_LISTING:_
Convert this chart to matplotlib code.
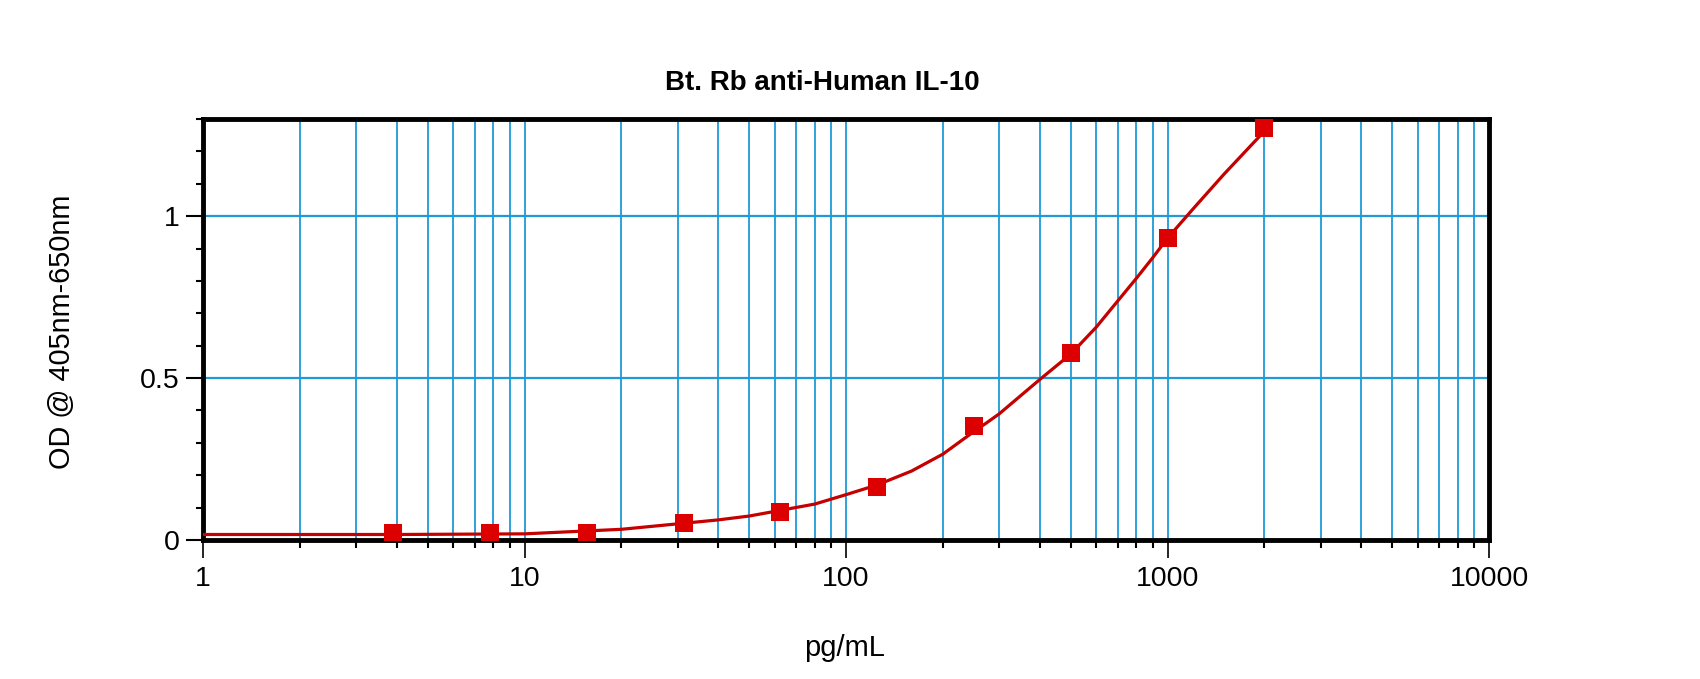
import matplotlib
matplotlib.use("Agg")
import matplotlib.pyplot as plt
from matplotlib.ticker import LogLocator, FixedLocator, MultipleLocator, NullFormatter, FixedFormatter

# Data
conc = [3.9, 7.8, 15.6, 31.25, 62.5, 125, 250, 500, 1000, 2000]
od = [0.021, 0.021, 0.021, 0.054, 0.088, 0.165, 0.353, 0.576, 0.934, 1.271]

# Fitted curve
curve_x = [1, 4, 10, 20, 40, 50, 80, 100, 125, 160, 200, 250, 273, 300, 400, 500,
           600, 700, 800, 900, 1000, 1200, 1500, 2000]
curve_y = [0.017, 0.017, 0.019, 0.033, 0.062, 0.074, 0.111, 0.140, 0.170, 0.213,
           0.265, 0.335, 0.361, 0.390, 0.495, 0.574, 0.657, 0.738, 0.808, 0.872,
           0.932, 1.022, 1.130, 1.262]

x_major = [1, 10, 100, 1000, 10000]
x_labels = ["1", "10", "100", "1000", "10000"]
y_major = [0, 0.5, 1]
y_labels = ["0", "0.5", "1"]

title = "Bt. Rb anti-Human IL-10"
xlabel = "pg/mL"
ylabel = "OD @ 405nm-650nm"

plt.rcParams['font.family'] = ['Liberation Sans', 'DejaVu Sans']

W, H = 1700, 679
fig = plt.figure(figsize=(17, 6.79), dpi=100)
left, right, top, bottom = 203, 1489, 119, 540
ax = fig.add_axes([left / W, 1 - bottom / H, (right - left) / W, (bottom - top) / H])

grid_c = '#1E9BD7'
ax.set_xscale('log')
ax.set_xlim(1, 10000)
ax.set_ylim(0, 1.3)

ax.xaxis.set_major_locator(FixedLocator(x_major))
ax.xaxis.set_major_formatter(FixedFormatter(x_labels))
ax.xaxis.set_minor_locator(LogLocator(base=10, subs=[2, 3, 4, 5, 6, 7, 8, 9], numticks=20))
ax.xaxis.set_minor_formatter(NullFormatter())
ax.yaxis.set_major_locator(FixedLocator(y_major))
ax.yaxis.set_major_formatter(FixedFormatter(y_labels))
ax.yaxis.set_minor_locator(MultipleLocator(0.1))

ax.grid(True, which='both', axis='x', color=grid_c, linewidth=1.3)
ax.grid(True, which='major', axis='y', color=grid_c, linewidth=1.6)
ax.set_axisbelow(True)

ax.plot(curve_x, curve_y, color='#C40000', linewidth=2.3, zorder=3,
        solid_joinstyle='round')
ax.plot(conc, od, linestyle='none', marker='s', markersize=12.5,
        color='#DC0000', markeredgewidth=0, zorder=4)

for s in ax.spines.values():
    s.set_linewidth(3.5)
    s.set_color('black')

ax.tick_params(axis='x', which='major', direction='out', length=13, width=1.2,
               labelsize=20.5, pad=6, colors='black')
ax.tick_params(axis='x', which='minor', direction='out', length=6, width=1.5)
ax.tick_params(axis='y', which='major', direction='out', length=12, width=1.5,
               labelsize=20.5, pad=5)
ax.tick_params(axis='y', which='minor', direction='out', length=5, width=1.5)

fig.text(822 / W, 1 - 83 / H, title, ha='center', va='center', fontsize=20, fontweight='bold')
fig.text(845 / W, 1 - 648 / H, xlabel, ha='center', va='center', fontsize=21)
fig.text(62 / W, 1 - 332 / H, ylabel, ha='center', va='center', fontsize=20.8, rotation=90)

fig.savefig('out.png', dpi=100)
--
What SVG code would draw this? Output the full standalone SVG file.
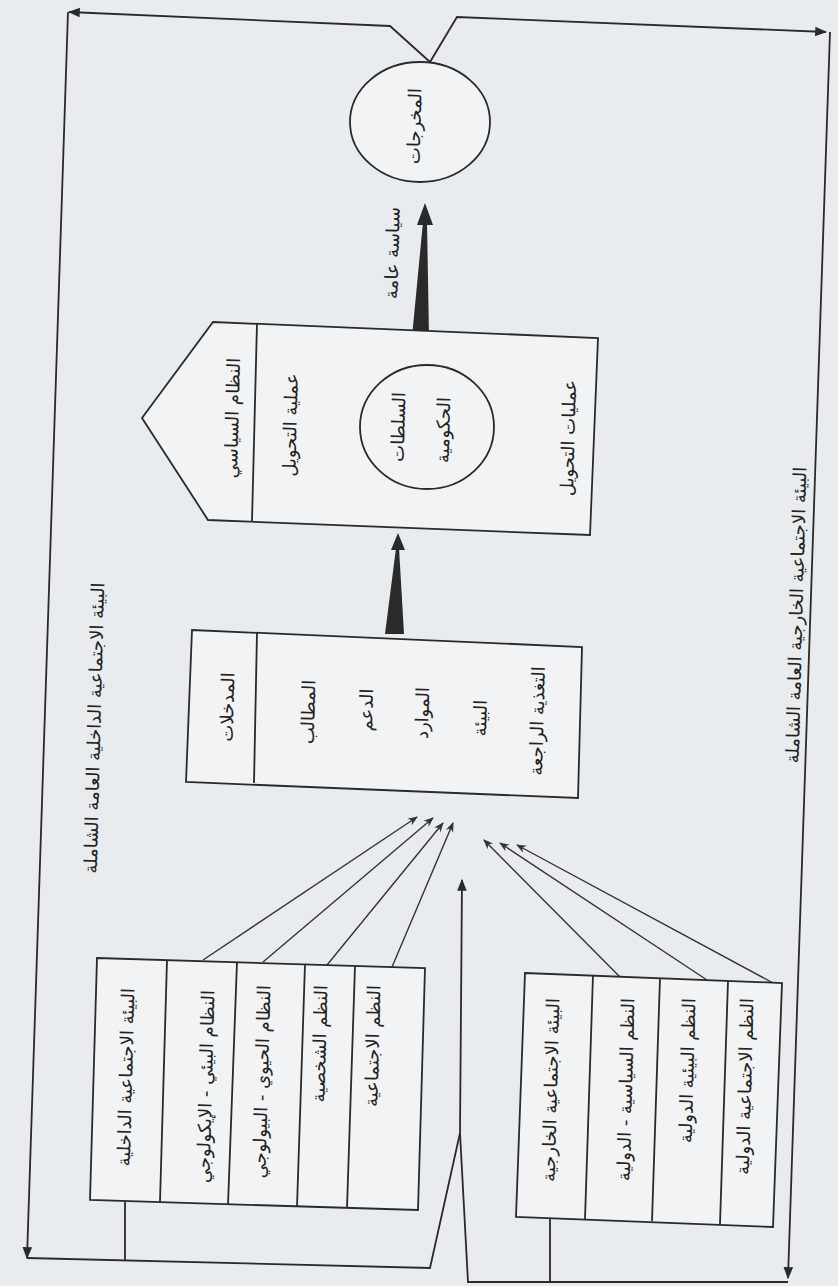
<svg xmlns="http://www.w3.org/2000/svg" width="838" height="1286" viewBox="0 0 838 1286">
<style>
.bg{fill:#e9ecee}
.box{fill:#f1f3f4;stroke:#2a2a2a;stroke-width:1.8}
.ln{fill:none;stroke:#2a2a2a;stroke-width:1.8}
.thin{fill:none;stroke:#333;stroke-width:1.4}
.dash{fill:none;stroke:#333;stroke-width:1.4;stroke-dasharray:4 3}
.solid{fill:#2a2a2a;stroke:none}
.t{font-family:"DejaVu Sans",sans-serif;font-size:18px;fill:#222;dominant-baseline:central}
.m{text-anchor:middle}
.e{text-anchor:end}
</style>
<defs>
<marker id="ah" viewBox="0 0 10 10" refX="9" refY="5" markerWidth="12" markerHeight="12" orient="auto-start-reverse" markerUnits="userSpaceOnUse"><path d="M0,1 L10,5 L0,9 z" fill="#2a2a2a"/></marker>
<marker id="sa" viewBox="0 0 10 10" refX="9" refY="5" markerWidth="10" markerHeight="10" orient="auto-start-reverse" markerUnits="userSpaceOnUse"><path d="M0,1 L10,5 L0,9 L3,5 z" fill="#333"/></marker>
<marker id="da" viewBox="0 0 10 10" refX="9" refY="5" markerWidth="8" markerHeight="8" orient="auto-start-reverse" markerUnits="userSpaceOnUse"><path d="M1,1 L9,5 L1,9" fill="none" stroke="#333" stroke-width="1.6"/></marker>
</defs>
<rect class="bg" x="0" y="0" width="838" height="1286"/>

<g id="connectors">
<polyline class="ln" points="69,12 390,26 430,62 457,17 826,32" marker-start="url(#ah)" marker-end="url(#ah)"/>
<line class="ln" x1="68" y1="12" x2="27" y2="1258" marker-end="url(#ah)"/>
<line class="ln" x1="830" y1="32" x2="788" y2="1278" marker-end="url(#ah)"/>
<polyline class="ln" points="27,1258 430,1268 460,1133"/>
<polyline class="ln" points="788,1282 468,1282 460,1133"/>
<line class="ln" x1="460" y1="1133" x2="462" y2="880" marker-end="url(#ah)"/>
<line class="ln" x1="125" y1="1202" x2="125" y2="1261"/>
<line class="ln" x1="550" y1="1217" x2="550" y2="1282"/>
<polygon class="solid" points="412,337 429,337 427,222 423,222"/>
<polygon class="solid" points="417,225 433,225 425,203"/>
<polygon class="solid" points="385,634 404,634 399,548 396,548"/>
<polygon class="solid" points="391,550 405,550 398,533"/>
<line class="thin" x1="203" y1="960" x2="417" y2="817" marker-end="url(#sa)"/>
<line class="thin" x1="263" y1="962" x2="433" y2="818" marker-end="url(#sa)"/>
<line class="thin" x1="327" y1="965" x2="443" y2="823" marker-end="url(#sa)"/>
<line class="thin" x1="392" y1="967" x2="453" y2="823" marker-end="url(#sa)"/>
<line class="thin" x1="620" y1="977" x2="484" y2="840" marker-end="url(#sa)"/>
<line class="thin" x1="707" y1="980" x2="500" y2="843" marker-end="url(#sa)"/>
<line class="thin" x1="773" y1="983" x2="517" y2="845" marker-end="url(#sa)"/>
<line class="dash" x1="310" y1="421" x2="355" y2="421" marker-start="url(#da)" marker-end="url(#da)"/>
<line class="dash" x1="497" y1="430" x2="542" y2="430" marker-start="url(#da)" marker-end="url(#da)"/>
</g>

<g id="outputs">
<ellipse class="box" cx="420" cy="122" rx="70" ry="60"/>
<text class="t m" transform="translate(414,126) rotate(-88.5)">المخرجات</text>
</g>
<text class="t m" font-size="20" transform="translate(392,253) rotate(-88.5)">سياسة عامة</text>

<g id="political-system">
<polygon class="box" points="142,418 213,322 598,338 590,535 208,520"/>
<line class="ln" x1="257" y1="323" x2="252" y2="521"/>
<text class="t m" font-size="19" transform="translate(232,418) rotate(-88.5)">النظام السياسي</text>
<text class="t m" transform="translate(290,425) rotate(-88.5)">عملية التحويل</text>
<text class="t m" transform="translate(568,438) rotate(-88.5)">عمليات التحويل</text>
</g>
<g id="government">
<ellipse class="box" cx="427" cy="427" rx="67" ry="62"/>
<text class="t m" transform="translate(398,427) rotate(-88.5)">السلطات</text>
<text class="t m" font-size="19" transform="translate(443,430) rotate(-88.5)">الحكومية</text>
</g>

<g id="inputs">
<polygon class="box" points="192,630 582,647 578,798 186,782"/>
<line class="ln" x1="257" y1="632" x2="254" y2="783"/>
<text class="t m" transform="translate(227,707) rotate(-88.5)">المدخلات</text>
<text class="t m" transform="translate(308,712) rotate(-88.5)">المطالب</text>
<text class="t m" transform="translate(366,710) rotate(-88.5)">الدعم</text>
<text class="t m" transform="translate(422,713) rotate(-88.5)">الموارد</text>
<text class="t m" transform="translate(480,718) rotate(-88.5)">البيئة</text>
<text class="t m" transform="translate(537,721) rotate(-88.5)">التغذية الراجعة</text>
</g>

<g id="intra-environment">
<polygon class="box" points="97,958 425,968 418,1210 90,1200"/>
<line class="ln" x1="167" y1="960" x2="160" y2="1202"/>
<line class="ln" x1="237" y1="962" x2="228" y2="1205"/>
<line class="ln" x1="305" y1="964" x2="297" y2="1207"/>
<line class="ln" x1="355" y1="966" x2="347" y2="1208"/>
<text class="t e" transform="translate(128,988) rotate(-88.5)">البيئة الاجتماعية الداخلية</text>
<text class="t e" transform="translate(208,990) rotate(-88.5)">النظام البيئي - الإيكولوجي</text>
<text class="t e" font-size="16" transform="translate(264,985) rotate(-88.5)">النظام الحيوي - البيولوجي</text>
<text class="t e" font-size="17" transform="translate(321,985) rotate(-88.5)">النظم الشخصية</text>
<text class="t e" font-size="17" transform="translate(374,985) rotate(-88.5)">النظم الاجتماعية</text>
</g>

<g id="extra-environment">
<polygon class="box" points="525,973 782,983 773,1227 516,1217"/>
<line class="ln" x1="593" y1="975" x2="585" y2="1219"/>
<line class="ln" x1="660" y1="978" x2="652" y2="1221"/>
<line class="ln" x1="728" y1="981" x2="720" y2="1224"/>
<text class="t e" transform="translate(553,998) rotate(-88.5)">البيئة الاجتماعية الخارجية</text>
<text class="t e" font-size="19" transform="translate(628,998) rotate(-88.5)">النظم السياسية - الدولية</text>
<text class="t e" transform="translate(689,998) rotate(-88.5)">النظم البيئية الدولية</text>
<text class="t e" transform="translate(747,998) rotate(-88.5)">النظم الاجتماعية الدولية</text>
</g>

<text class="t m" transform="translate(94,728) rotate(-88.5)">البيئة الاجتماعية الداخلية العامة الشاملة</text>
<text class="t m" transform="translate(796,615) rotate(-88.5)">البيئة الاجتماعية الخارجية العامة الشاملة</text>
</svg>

_PROBLEM TO WORK ON:_ Beginning with the line above that contains "Convert this chart to matplotlib code." and ending with the line that contains "ax = fig.add_axes([left", quote each line exactly, keeping out the pictures.

_THE ANSWER:_
Convert this chart to matplotlib code.
import matplotlib
matplotlib.use("Agg")
import matplotlib.pyplot as plt
from matplotlib.ticker import LogLocator, FixedLocator, MultipleLocator, NullFormatter, FixedFormatter

# Data
conc = [3.9, 7.8, 15.6, 31.25, 62.5, 125, 250, 500, 1000, 2000]
od = [0.021, 0.021, 0.021, 0.054, 0.088, 0.165, 0.353, 0.576, 0.934, 1.271]

# Fitted curve
curve_x = [1, 4, 10, 20, 40, 50, 80, 100, 125, 160, 200, 250, 273, 300, 400, 500,
           600, 700, 800, 900, 1000, 1200, 1500, 2000]
curve_y = [0.017, 0.017, 0.019, 0.033, 0.062, 0.074, 0.111, 0.140, 0.170, 0.213,
           0.265, 0.335, 0.361, 0.390, 0.495, 0.574, 0.657, 0.738, 0.808, 0.872,
           0.932, 1.022, 1.130, 1.262]

x_major = [1, 10, 100, 1000, 10000]
x_labels = ["1", "10", "100", "1000", "10000"]
y_major = [0, 0.5, 1]
y_labels = ["0", "0.5", "1"]

title = "Bt. Rb anti-Human IL-10"
xlabel = "pg/mL"
ylabel = "OD @ 405nm-650nm"

plt.rcParams['font.family'] = ['Liberation Sans', 'DejaVu Sans']

W, H = 1700, 679
fig = plt.figure(figsize=(17, 6.79), dpi=100)
left, right, top, bottom = 203, 1489, 119, 540
ax = fig.add_axes([left / W, 1 - bottom / H, (right - left) / W, (bottom - top) / H])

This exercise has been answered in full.